#### [Exercise instructions]
In the entries below, find every line holding the string "this" and collect it.

+ + +

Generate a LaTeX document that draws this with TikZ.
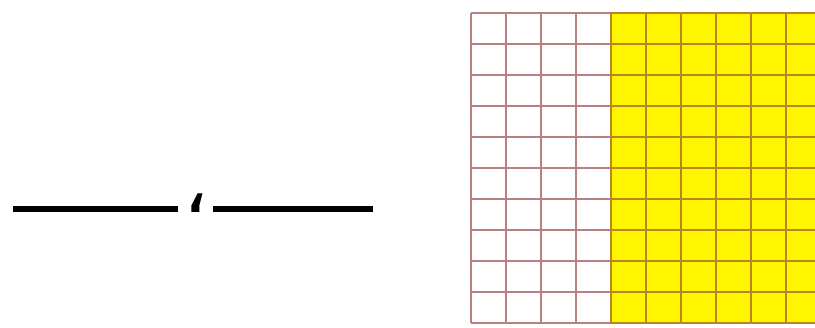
\documentclass[tikz,border=0pt]{standalone}
\usepackage{fontspec}
\newfontfamily\arabicfont[Script=Arabic]{DejaVu Sans}
\TeXXeTstate=1
\definecolor{gridline}{rgb}{0.72,0.50,0.50}
\definecolor{gridlinedark}{rgb}{0.72,0.52,0.12}
\definecolor{cellyellow}{rgb}{1,0.96,0}
\tikzset{
  blankline/.style={line width=5.5pt, black},
  gridpen/.style={line width=1.4pt, gridline},
  gridpendark/.style={line width=1.4pt, gridlinedark}
}
\begin{document}
\begin{tikzpicture}[x=1pt,y=-1pt]
\useasboundingbox (0,0) rectangle (815,328);
\clip (0,0) rectangle (815,328);
\fill[white] (0,0) rectangle (815,328);
% blanks with Arabic comma
\draw[blankline] (13,209) -- (178,209);
\draw[blankline] (213,209) -- (373,209);
\node[inner sep=0pt, anchor=base] (comma) at (196,212.5) {\fontsize{78}{90}\selectfont\arabicfont\beginR ،\endR};
% grid
\fill[cellyellow] (611,13) rectangle (821,323);
\foreach \i in {0,...,4} {
  \draw[gridpen] (471+35*\i,13) -- (471+35*\i,323);
}
\foreach \j in {0,...,10} {
  \draw[gridpen] (471,13+31*\j) -- (611,13+31*\j);
  \draw[gridpendark] (611,13+31*\j) -- (821,13+31*\j);
}
\foreach \i in {4,...,10} {
  \draw[gridpendark] (471+35*\i,13) -- (471+35*\i,323);
}
\end{tikzpicture}
\end{document}
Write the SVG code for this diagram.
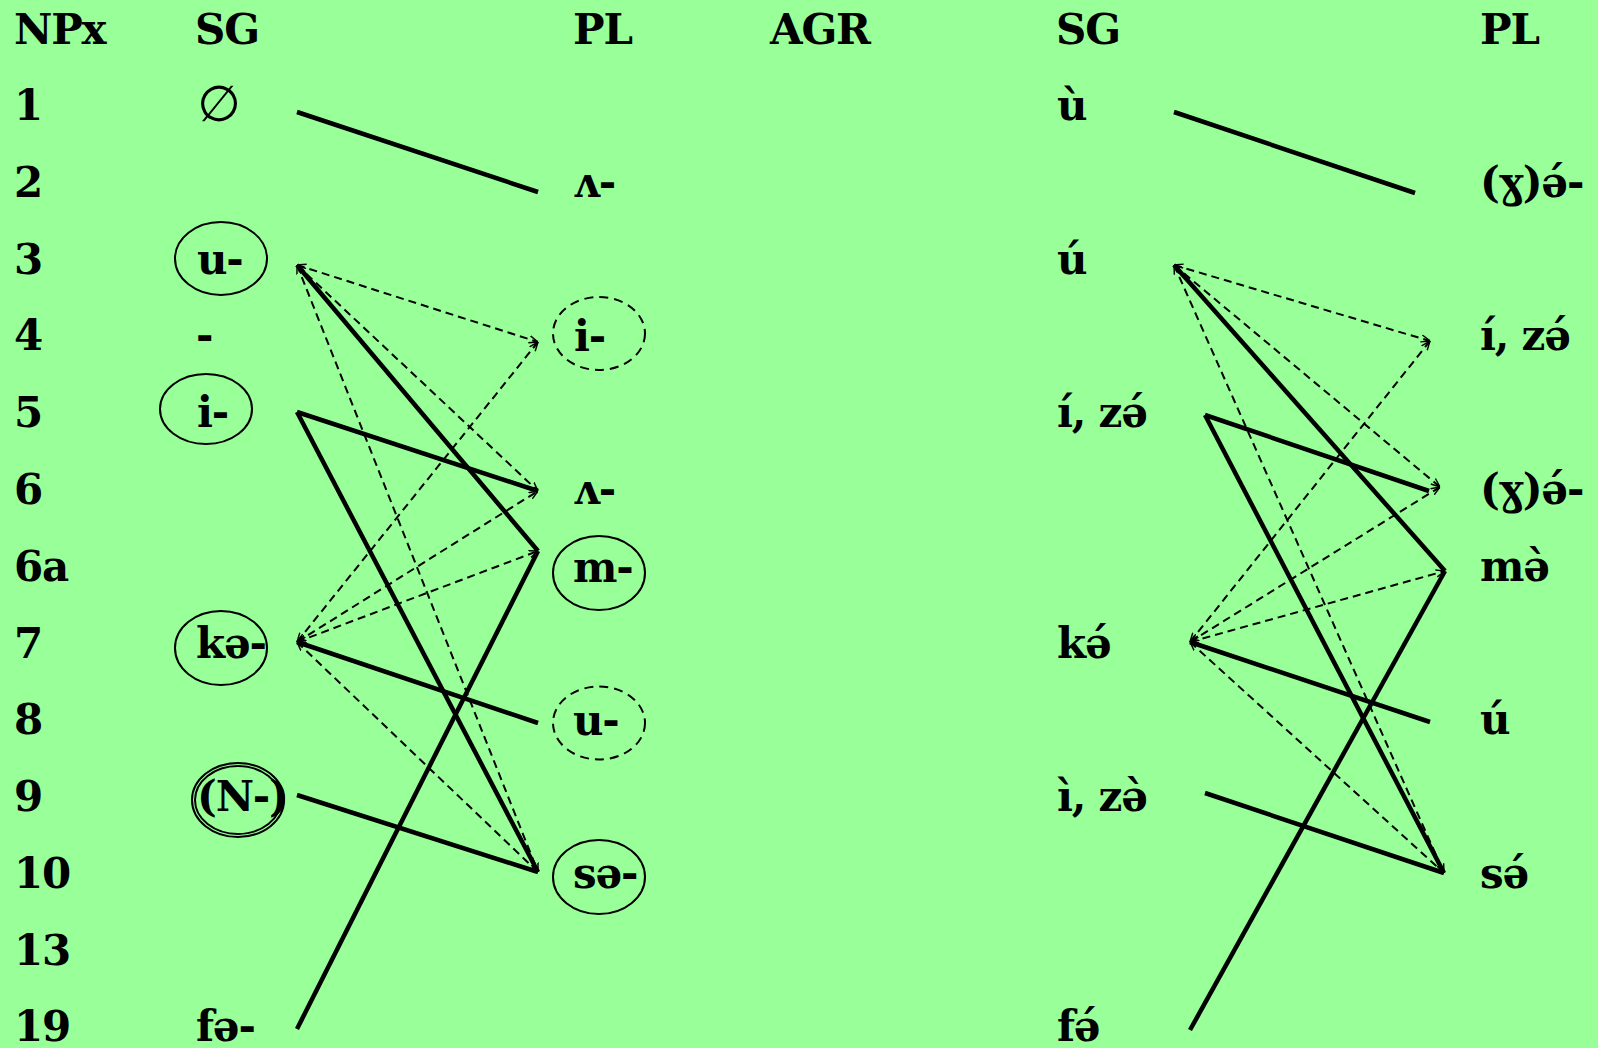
<svg xmlns="http://www.w3.org/2000/svg" width="1598" height="1048" viewBox="0 0 1598 1048">
<defs>
<style>
.t{font-family:"DejaVu Serif","Liberation Serif",serif;font-weight:bold;font-size:42px;letter-spacing:-1.2px;fill:#000}
.e{font-family:"DejaVu Sans",sans-serif;font-weight:normal;font-size:50px;fill:#000}
.ring{fill:none;stroke:#000;stroke-width:2}
.dring{fill:none;stroke:#000;stroke-width:2;stroke-dasharray:9 6}
.s{stroke:#000;stroke-width:4.5;fill:none}
.d{stroke:#000;stroke-width:2;fill:none;stroke-dasharray:8 5;marker-start:url(#ah);marker-end:url(#ah)}
</style>
<marker id="ah" viewBox="0 0 10 10" refX="10" refY="5" markerWidth="9" markerHeight="9" markerUnits="userSpaceOnUse" orient="auto-start-reverse">
<path d="M0,1 L10,5 L0,9" fill="none" stroke="#000" stroke-width="1.6"/>
</marker>
</defs>
<rect width="1598" height="1048" fill="#99ff99"/>
<g id="headers">
<text class="t" x="14" y="44">NPx</text>
<text class="t" x="195" y="44">SG</text>
<text class="t" x="573" y="44">PL</text>
<text class="t" x="770" y="44">AGR</text>
<text class="t" x="1056" y="44">SG</text>
<text class="t" x="1480" y="44">PL</text>
</g>
<g id="npx-numbers">
<text class="t" x="14" y="120">1</text>
<text class="t" x="14" y="197">2</text>
<text class="t" x="14" y="274">3</text>
<text class="t" x="14" y="350">4</text>
<text class="t" x="14" y="427">5</text>
<text class="t" x="14" y="504">6</text>
<text class="t" x="14" y="581">6a</text>
<text class="t" x="14" y="658">7</text>
<text class="t" x="14" y="734">8</text>
<text class="t" x="14" y="811">9</text>
<text class="t" x="14" y="888">10</text>
<text class="t" x="14" y="965">13</text>
<text class="t" x="14" y="1041">19</text>
</g>
<g id="sg-1"><text class="e" x="219" y="121" text-anchor="middle">∅</text></g>
<g id="sg-3"><ellipse class="ring" cx="221" cy="258.5" rx="46" ry="36.5"/><text class="t" x="197" y="274">u-</text></g>
<g id="sg-4"><text class="t" x="196" y="350">-</text></g>
<g id="sg-5"><ellipse class="ring" cx="206" cy="409" rx="46" ry="35"/><text class="t" x="197" y="427">i-</text></g>
<g id="sg-7"><ellipse class="ring" cx="221" cy="648" rx="46" ry="37"/><text class="t" x="196" y="658">kə-</text></g>
<g id="sg-9"><ellipse class="ring" cx="238" cy="800" rx="46" ry="37"/><ellipse class="ring" cx="238" cy="800" rx="43" ry="34"/><text class="t" x="197" y="811">(N-)</text></g>
<g id="sg-19"><text class="t" x="196" y="1041">fə-</text></g>
<g id="pl-2"><text class="t" x="573" y="197">ʌ-</text></g>
<g id="pl-4"><ellipse class="dring" cx="599" cy="333.5" rx="46" ry="36.5"/><text class="t" x="574" y="351">i-</text></g>
<g id="pl-6"><text class="t" x="573" y="504">ʌ-</text></g>
<g id="pl-6a"><ellipse class="ring" cx="599" cy="573" rx="46" ry="37"/><text class="t" x="573" y="582">m-</text></g>
<g id="pl-8"><ellipse class="dring" cx="599" cy="723" rx="46" ry="36.5"/><text class="t" x="573" y="735">u-</text></g>
<g id="pl-10"><ellipse class="ring" cx="599" cy="877" rx="46" ry="37"/><text class="t" x="573" y="888">sə-</text></g>
<g id="agr-sg-1"><text class="t" x="1057" y="120">ù</text></g>
<g id="agr-sg-3"><text class="t" x="1057" y="274">ú</text></g>
<g id="agr-sg-5"><text class="t" x="1057" y="427">í, zə́</text></g>
<g id="agr-sg-7"><text class="t" x="1057" y="658">kə́</text></g>
<g id="agr-sg-9"><text class="t" x="1057" y="811">ì, zə̀</text></g>
<g id="agr-sg-19"><text class="t" x="1057" y="1041">fə́</text></g>
<g id="agr-pl-2"><text class="t" x="1480" y="197">(ɣ)ə́-</text></g>
<g id="agr-pl-4"><text class="t" x="1480" y="350">í, zə́</text></g>
<g id="agr-pl-6"><text class="t" x="1480" y="504">(ɣ)ə́-</text></g>
<g id="agr-pl-6a"><text class="t" x="1480" y="581">mə̀</text></g>
<g id="agr-pl-8"><text class="t" x="1480" y="734">ú</text></g>
<g id="agr-pl-10"><text class="t" x="1480" y="888">sə́</text></g>
<g id="connectors">
<line class="s" x1="297" y1="112" x2="538" y2="192"/>
<line class="s" x1="297" y1="265" x2="538" y2="551"/>
<line class="s" x1="297" y1="412" x2="538" y2="491"/>
<line class="s" x1="297" y1="412" x2="538" y2="872"/>
<line class="s" x1="297" y1="642" x2="538" y2="723"/>
<line class="s" x1="297" y1="795" x2="538" y2="872"/>
<line class="s" x1="297" y1="1029" x2="538" y2="551"/>
<line class="d" x1="297" y1="265" x2="538" y2="342"/>
<line class="d" x1="297" y1="265" x2="538" y2="491"/>
<line class="d" x1="297" y1="265" x2="538" y2="872"/>
<line class="d" x1="297" y1="642" x2="538" y2="342"/>
<line class="d" x1="297" y1="642" x2="538" y2="491"/>
<line class="d" x1="297" y1="642" x2="538" y2="551"/>
<line class="d" x1="297" y1="642" x2="538" y2="872"/>
<line class="s" x1="1174" y1="112" x2="1415" y2="193"/>
<line class="s" x1="1174" y1="265" x2="1445" y2="571"/>
<line class="s" x1="1205" y1="415" x2="1429" y2="491"/>
<line class="s" x1="1205" y1="415" x2="1444" y2="873"/>
<line class="s" x1="1190" y1="642" x2="1430" y2="722"/>
<line class="s" x1="1205" y1="793" x2="1444" y2="873"/>
<line class="s" x1="1190" y1="1030" x2="1445" y2="571"/>
<line class="d" x1="1174" y1="265" x2="1430" y2="341"/>
<line class="d" x1="1174" y1="265" x2="1440" y2="487"/>
<line class="d" x1="1174" y1="265" x2="1444" y2="873"/>
<line class="d" x1="1190" y1="642" x2="1430" y2="341"/>
<line class="d" x1="1190" y1="642" x2="1440" y2="487"/>
<line class="d" x1="1190" y1="642" x2="1445" y2="571"/>
<line class="d" x1="1190" y1="642" x2="1444" y2="873"/>
</g>
</svg>
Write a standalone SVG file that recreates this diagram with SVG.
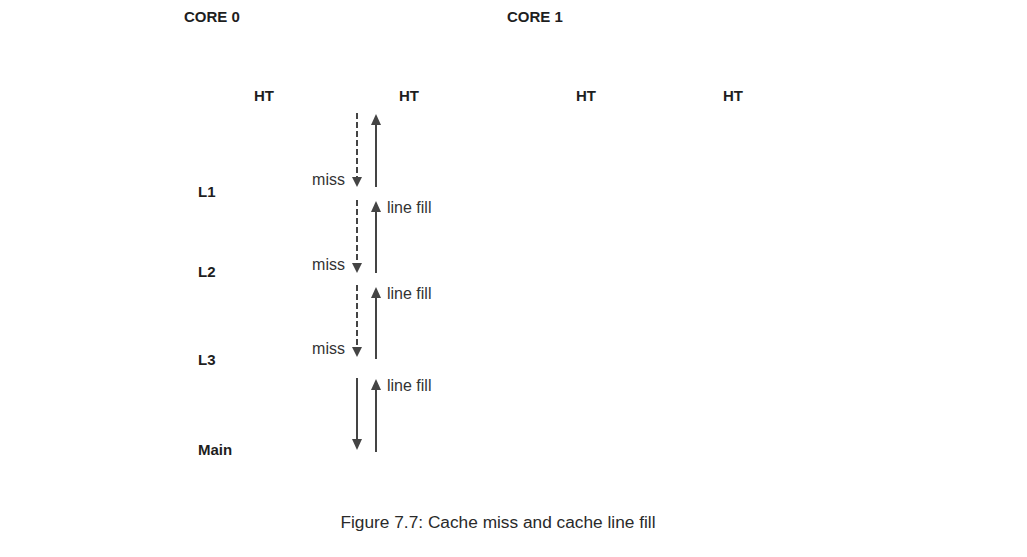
<svg xmlns="http://www.w3.org/2000/svg" width="1027" height="557" viewBox="0 0 1027 557">
<style>
.h{font-family:"Liberation Sans",Arial,sans-serif;font-weight:bold;font-size:15px;fill:#1e1e1e}
.l{font-family:"Liberation Sans",Arial,sans-serif;font-size:16px;fill:#333}
.c{font-family:"Liberation Sans",Arial,sans-serif;font-size:17.3px;fill:#2a2a2a}
.d{stroke:#444;stroke-width:2;stroke-dasharray:6,3;fill:none}
.s{stroke:#444;stroke-width:2;fill:none}
.hd{fill:#444}
</style>
<rect width="1027" height="557" fill="#fff"/>
<g id="core0"><text class="h" x="184" y="22">CORE 0</text></g>
<g id="core1"><text class="h" x="507" y="22">CORE 1</text></g>
<g id="ht1"><text class="h" x="264" y="101" text-anchor="middle">HT</text></g>
<g id="ht2"><text class="h" x="409" y="101" text-anchor="middle">HT</text></g>
<g id="ht3"><text class="h" x="586" y="101" text-anchor="middle">HT</text></g>
<g id="ht4"><text class="h" x="733" y="101" text-anchor="middle">HT</text></g>
<g id="l1"><text class="h" x="198" y="197">L1</text></g>
<g id="l2"><text class="h" x="198" y="277">L2</text></g>
<g id="l3"><text class="h" x="198" y="365">L3</text></g>
<g id="main"><text class="h" x="198" y="455">Main</text></g>
<g id="connectors">
<line class="d" x1="357" y1="113" x2="357" y2="177"/>
<polygon class="hd" points="352,177 362,177 357,187"/>
<line class="s" x1="376" y1="187" x2="376" y2="124"/>
<polygon class="hd" points="371,125 381,125 376,114"/>
<text class="l" x="345" y="185" text-anchor="end">miss</text>

<line class="d" x1="357" y1="200" x2="357" y2="263"/>
<polygon class="hd" points="352,263 362,263 357,273"/>
<line class="s" x1="376" y1="273" x2="376" y2="210"/>
<polygon class="hd" points="371,212 381,212 376,201"/>
<text class="l" x="387" y="213">line fill</text>
<text class="l" x="345" y="270" text-anchor="end">miss</text>

<line class="d" x1="357" y1="285" x2="357" y2="347"/>
<polygon class="hd" points="352,347 362,347 357,357"/>
<line class="s" x1="376" y1="359" x2="376" y2="296"/>
<polygon class="hd" points="371,298 381,298 376,287"/>
<text class="l" x="387" y="299">line fill</text>
<text class="l" x="345" y="354" text-anchor="end">miss</text>

<line class="s" x1="357" y1="378" x2="357" y2="440"/>
<polygon class="hd" points="352,439 362,439 357,450"/>
<line class="s" x1="376" y1="452" x2="376" y2="388"/>
<polygon class="hd" points="371,390 381,390 376,379"/>
<text class="l" x="387" y="391">line fill</text>
</g>
<text class="c" x="498" y="528" text-anchor="middle">Figure 7.7: Cache miss and cache line fill</text>
</svg>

+ + +

#### [Correct answer]
Generate a LaTeX document that draws this with TikZ.
Write the SVG code for this diagram.
Write a standalone SVG file that recreates this diagram with SVG.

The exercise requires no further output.